* **GOAL OF THE EXERCISE**: Look through the data below. Collect every line where the word "this" occurs.

* **TASK DATA**:
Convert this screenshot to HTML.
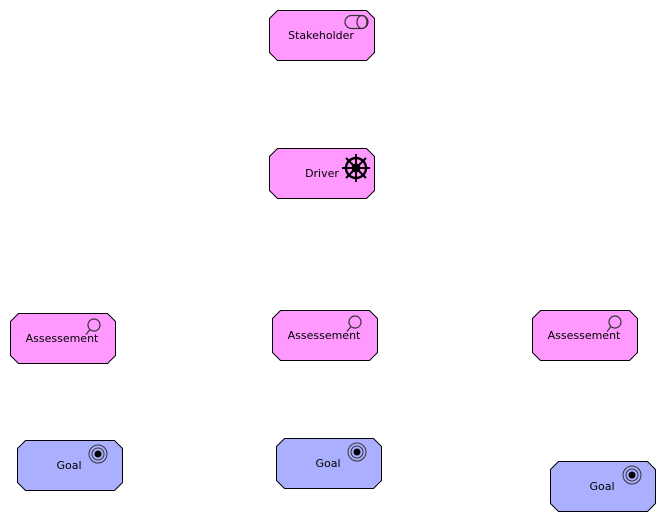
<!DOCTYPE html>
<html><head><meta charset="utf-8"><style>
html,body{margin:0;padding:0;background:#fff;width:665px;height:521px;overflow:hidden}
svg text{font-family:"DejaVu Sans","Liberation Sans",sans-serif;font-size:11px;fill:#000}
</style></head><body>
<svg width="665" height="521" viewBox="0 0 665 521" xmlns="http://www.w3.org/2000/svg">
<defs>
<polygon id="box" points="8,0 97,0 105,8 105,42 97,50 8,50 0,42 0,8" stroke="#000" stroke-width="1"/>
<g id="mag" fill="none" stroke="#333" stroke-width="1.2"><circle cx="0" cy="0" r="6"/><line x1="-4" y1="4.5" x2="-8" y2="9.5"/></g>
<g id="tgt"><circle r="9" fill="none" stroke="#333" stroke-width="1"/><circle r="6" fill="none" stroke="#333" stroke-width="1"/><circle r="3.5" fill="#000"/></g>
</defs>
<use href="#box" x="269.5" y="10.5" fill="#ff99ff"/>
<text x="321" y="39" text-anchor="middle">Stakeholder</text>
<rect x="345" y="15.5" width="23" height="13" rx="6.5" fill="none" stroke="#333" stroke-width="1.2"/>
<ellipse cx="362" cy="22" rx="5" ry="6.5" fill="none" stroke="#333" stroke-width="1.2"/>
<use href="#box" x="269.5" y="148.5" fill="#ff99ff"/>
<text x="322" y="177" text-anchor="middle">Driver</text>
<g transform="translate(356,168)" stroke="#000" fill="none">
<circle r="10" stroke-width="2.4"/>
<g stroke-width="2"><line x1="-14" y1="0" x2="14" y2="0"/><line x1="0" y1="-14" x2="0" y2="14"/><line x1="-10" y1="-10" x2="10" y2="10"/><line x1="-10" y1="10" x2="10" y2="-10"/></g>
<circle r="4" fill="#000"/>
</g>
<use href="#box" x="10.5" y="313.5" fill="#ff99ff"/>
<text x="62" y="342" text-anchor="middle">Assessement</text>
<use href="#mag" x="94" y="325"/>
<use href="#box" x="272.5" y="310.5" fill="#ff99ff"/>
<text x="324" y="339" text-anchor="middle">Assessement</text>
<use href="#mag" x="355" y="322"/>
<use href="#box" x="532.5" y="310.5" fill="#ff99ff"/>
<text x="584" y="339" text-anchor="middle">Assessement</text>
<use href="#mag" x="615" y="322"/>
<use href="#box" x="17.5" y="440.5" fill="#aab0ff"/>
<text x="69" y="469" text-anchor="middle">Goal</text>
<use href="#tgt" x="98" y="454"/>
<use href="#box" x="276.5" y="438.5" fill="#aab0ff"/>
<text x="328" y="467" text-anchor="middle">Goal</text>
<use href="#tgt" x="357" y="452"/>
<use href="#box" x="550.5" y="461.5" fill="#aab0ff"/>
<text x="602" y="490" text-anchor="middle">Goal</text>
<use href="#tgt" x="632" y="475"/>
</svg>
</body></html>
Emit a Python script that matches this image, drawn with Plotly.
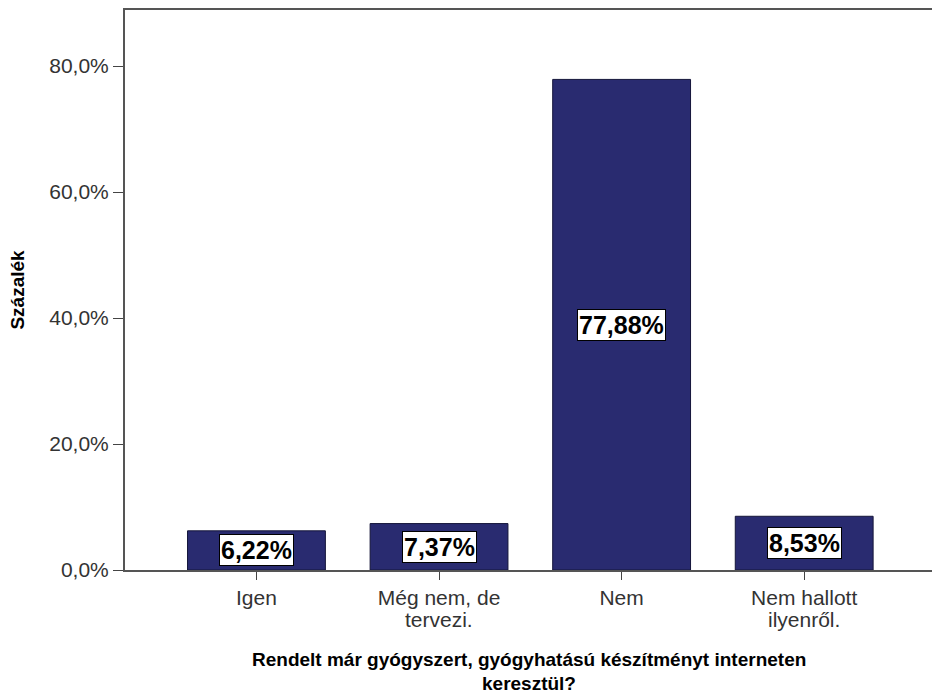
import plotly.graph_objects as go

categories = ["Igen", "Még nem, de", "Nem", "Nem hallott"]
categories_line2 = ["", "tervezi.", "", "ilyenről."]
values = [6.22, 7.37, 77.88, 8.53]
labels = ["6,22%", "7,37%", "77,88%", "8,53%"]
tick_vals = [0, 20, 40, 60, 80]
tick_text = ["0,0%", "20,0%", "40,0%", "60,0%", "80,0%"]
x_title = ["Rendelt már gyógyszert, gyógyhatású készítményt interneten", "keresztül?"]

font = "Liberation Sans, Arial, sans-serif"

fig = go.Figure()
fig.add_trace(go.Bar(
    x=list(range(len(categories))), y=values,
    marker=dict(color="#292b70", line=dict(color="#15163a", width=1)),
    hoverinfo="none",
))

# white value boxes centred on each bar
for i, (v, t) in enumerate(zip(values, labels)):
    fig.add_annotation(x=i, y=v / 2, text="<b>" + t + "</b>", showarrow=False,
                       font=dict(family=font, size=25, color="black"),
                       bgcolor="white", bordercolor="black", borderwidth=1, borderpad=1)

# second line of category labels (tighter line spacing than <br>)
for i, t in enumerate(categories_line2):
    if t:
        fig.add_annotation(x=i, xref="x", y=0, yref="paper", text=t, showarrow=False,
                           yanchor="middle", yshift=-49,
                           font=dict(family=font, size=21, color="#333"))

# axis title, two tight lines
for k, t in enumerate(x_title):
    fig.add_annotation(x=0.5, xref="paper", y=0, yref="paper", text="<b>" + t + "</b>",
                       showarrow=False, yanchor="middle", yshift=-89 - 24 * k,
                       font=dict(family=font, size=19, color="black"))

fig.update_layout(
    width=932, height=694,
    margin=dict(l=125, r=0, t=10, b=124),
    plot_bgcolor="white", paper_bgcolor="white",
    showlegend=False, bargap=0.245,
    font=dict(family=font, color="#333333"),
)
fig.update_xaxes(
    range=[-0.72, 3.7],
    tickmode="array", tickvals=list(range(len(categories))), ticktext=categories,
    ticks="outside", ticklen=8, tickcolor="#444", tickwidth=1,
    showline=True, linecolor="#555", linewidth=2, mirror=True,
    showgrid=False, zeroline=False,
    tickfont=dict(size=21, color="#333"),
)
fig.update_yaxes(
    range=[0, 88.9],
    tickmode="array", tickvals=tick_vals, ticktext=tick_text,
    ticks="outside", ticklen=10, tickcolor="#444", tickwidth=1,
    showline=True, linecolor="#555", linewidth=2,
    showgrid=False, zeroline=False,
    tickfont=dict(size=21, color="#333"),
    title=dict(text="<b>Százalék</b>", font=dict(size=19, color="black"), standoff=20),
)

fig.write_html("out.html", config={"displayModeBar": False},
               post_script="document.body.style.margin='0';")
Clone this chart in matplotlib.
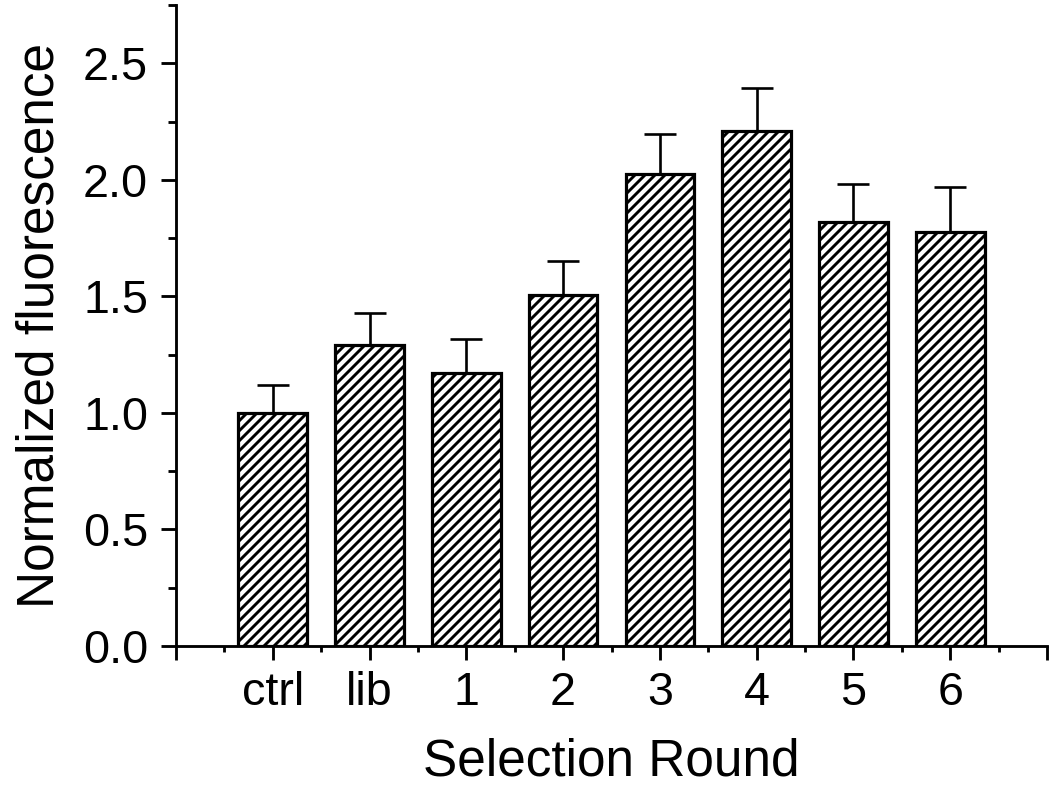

* **EXERCISE ANSWER**:
Convert this screenshot to HTML.
Emit a Python script that matches this image, drawn with Plotly.
Clone this chart in matplotlib.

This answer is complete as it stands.